The Hairpin Trap in Nutanix Stretched VPCs
How I enabled async routing between datacenters.
When I started working on a stretched VPC across two datacenters, I followed the Nutanix reference guidance almost instinctively. Centralized routing, hairpin traffic to a single site, deterministic behavior. It all made sense on paper.
Then I hit the real environment.
Both datacenters were active. Workloads were distributed. Latency mattered. Forcing traffic to exit from a single site felt artificial and inefficient. That is when I discovered a routing behavior in Flow Networking that is not obvious, not clearly documented, and extremely useful once you understand it.
This article explains what I learned, why the default hairpin model exists, and how I deliberately moved to an async routing design inside a stretched Layer 2 VPC.
The starting point Nutanix hairpin by design
Nutanix guidelines for stretched networking strongly favor a hairpin approach.
- One datacenter acts as the routing and egress hub
- All inter site traffic is forwarded to that site
- Return traffic follows the same path
This model is conservative and intentional. It avoids ambiguity, reduces the risk of asymmetric routing, and makes troubleshooting straightforward.
In many scenarios, it is absolutely the right choice.
The problem I hit in practice
In my case, both datacenters were meant to be peers. There was no real primary site. Workloads were running on both sides, and forcing traffic to hairpin introduced:
- Unnecessary latency for east west flows
- Additional load on inter site links
- An implicit dependency on one datacenter that did not exist at the application level
Layer 2 stretching was already in place, so adjacency was not the issue. Routing intent was.
The key behavior that is easy to miss
Here is the critical detail I discovered.

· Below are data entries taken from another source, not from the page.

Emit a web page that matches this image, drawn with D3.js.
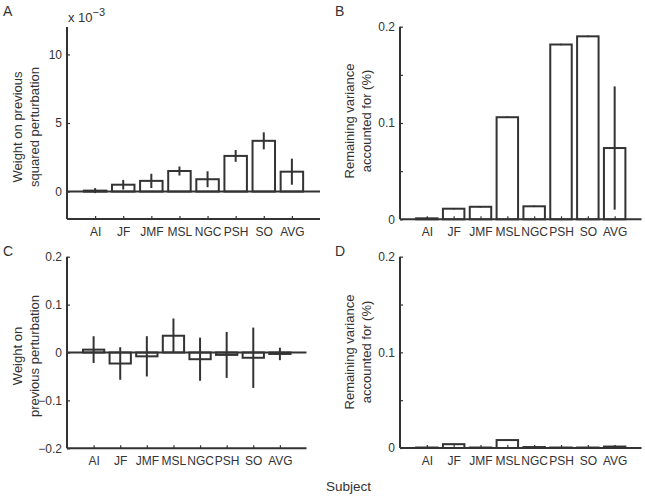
<!DOCTYPE html>
<html><head><meta charset="utf-8">
<script src="https://cdn.jsdelivr.net/npm/d3@7"></script>
<style>body{margin:0;background:#fff}svg{display:block}text{font-family:"Liberation Sans",Arial,Helvetica,sans-serif;fill:#333}</style>
</head><body>
<script>
const subjects = ["AI","JF","JMF","MSL","NGC","PSH","SO","AVG"];
// Panel A (x 10^-3)
const aValues = [0.07, 0.5, 0.78, 1.5, 0.9, 2.6, 3.7, 1.45];
const aErrors = [0.18, 0.35, 0.52, 0.33, 0.58, 0.43, 0.62, 0.95];
// Panel B
const bValues = [0.001, 0.011, 0.013, 0.106, 0.0135, 0.1815, 0.190, 0.074];
const bErrors = [0.0008, 0.0008, 0.0008, 0.0008, 0.0008, 0.0008, 0.0008, 0.064];
// Panel C
const cValues = [0.006, -0.023, -0.008, 0.035, -0.014, -0.005, -0.011, -0.003];
const cErrors = [0.028, 0.034, 0.042, 0.036, 0.045, 0.048, 0.063, 0.013];
// Panel D
const dValues = [0.0005, 0.004, 0.0005, 0.0083, 0.001, 0.0005, 0.0005, 0.0015];
const dErrors = [0.0005, 0.0005, 0.0005, 0.0005, 0.0005, 0.0005, 0.0005, 0.001];

const aTicks = [0, 5, 10], aTickLabels = ["0","5","10"];
const bTicks = [0, 0.05, 0.1, 0.15, 0.2], bTickLabels = ["0","","0.1","","0.2"];
const cTicks = [-0.2, -0.1, 0, 0.1, 0.2], cTickLabels = ["\u22120.2","\u22120.1","0","0.1","0.2"];

const W = 645, H = 498, ink = "#333";
const svg = d3.select("body").append("svg").attr("width", W).attr("height", H);

function panel(o) {
  const g = svg.append("g");
  const x = d3.scaleLinear().domain([0, subjects.length + 1]).range([o.x0, o.x1]);
  const y = d3.scaleLinear().domain(o.domain).range([o.yb, o.yt]);
  const bw = (x(1) - x(0)) * 0.8;
  g.selectAll("rect.bar").data(o.values).join("rect")
    .attr("x", (d, i) => x(i + 1) - bw / 2)
    .attr("y", d => y(Math.max(0, d)))
    .attr("width", bw)
    .attr("height", d => Math.abs(y(0) - y(d)))
    .attr("fill", "#fff").attr("stroke", ink).attr("stroke-width", 2);
  g.selectAll("line.err").data(o.values).join("line")
    .attr("x1", (d, i) => x(i + 1)).attr("x2", (d, i) => x(i + 1))
    .attr("y1", (d, i) => y(d - o.errors[i])).attr("y2", (d, i) => y(d + o.errors[i]))
    .attr("stroke", ink).attr("stroke-width", 2);
  if (o.domain[0] < 0) {
    g.append("line").attr("x1", o.x0).attr("x2", o.x1).attr("y1", y(0)).attr("y2", y(0))
      .attr("stroke", ink).attr("stroke-width", 2);
  }
  const ya = d3.axisLeft(y).tickValues(o.ticks).tickSize(-3).tickPadding(5)
    .tickFormat((d, i) => o.tickLabels[i]);
  const yg = g.append("g").attr("transform", `translate(${o.x0},0)`).call(ya);
  const xa = d3.axisBottom(x).tickValues(d3.range(1, subjects.length + 1)).tickSize(-3).tickPadding(8)
    .tickFormat(d => subjects[d - 1]);
  const xg = g.append("g").attr("transform", `translate(0,${o.yb})`).call(xa);
  [yg, xg].forEach(a => {
    a.select(".domain").attr("stroke", ink).attr("stroke-width", 2);
    a.selectAll(".tick line").attr("stroke", ink).attr("stroke-width", 1.2);
    a.selectAll("text").attr("font-size", 12).attr("fill", ink)
      .style("font-family", '"Liberation Sans",Arial,sans-serif');
  });
  yg.select(".domain").attr("d", `M0,${o.yb}V${o.yt}`);
  xg.select(".domain").attr("d", `M${o.x0},0H${o.x1}`);
  const lab = g.append("text").attr("transform", `translate(${o.lx},${o.ly}) rotate(-90)`)
    .attr("text-anchor", "middle").attr("font-size", 13);
  lab.append("tspan").attr("x", 0).attr("dy", 0).text(o.label[0]);
  lab.append("tspan").attr("x", 0).attr("dy", 17).text(o.label[1]);
  g.append("text").attr("x", o.px).attr("y", o.py).attr("font-size", 14).text(o.letter);
}

panel({letter: "A", px: 3, py: 16, x0: 67, x1: 320, yt: 27, yb: 219, domain: [-2, 12],
  values: aValues, errors: aErrors, ticks: aTicks, tickLabels: aTickLabels,
  label: ["Weight on previous", "squared perturbation"], lx: 22, ly: 127});
panel({letter: "B", px: 335, py: 16, x0: 400, x1: 641.5, yt: 26.7, yb: 219.3, domain: [0, 0.2],
  values: bValues, errors: bErrors, ticks: bTicks, tickLabels: bTickLabels,
  label: ["Remaining variance", "accounted for (%)"], lx: 354, ly: 121});
panel({letter: "C", px: 3, py: 256, x0: 67, x1: 306.5, yt: 256.7, yb: 448.3, domain: [-0.2, 0.2],
  values: cValues, errors: cErrors, ticks: cTicks, tickLabels: cTickLabels,
  label: ["Weight on", "previous perturbation"], lx: 22, ly: 356});
panel({letter: "D", px: 335, py: 256, x0: 400, x1: 641.5, yt: 256.7, yb: 448, domain: [0, 0.2],
  values: dValues, errors: dErrors, ticks: bTicks, tickLabels: bTickLabels,
  label: ["Remaining variance", "accounted for (%)"], lx: 354, ly: 352});

const mult = svg.append("text").attr("x", 68).attr("y", 22).attr("font-size", 13);
mult.append("tspan").text("x 10");
mult.append("tspan").attr("dy", -6).attr("font-size", 11).text("\u22123");

svg.append("text").attr("x", 326).attr("y", 491).attr("font-size", 13.5).text("Subject");
</script>
</body></html>
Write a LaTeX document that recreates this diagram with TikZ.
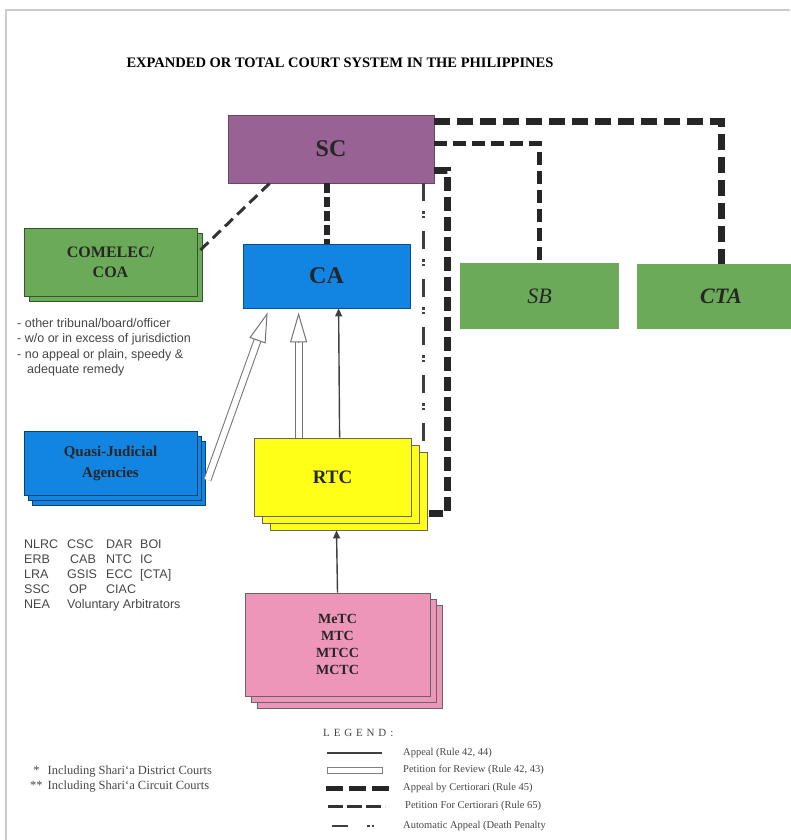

Even inside a stretched VPC:
- Routing decisions are evaluated locally
- IP classes are treated as local objects
- Flow does not infer remote reachability automatically
Using the same IP class on both clusters does not mean that traffic will be routed between datacenters unless you explicitly tell Flow to do so.
This is the reason why the hairpin model works by default. It removes ambiguity by centralizing intent.
The counterintuitive trick
What surprised me is that Flow already gives you everything you need to go async. You just have to be very explicit.
Even if:
- The VPC is stretched
- The IP classes are identical
- Layer 2 connectivity is working
You still need forward rules on both clusters.
Yes, both. Even though it feels redundant.
The forward rule pattern I used
Instead of a single hairpin rule, I configured symmetric forwarding.
On Cluster A:
- Destination: IP classes hosted in Datacenter B
- Action: Forward
- Next hop: the subnet IP of the stretched VPC on Cluster B, associated with the VPC gateway that establishes connectivity between the two sites
On Cluster B:
- Destination: IP classes hosted in Datacenter A
- Action: Forward
- Next hop: the subnet IP of the stretched VPC on Cluster A, associated with the VPC gateway that establishes connectivity between the two sites
Logically, the destination looks the same. Operationally, Flow evaluates everything in a local context. Without this explicit instruction, traffic never leaves the local routing domain.

What changes with async routing
Once both rules are in place, behavior changes immediately.
- Each datacenter routes traffic independently
- Egress is local to the workload
- East west traffic follows the shortest path
- There is no implicit primary site anymore
This is true async behavior inside a stretched VPC. No hacks, no unsupported constructs, just a different way of expressing routing intent.
Why this is not the default
After seeing it work, the obvious question is why Nutanix does not recommend this by default.
The answer is discipline.
Async routing requires:
- Perfectly symmetrical policies
- Clear ownership of routing intent
- Strong operational consistency
The hairpin model trades efficiency for predictability. My approach trades simplicity for locality.
Neither is wrong. They solve different problems.
When I would use this again
I would use this pattern when:
- Both datacenters are active by design
- Latency matters
- I want to avoid a hidden primary site
- I fully control the Flow policy model
If you are stretching Layer 2 just for mobility or disaster recovery, hairpin is still the safest choice.
Final thoughts
Stretching Layer 2 gives you adjacency. It does not give you routing for free.
Nutanix guidelines prioritize safety, and for good reasons. Real environments sometimes need different tradeoffs.
This was not a workaround. It was a deliberate architectural decision, made after understanding how Flow actually thinks.
Once you see it, you cannot unsee it.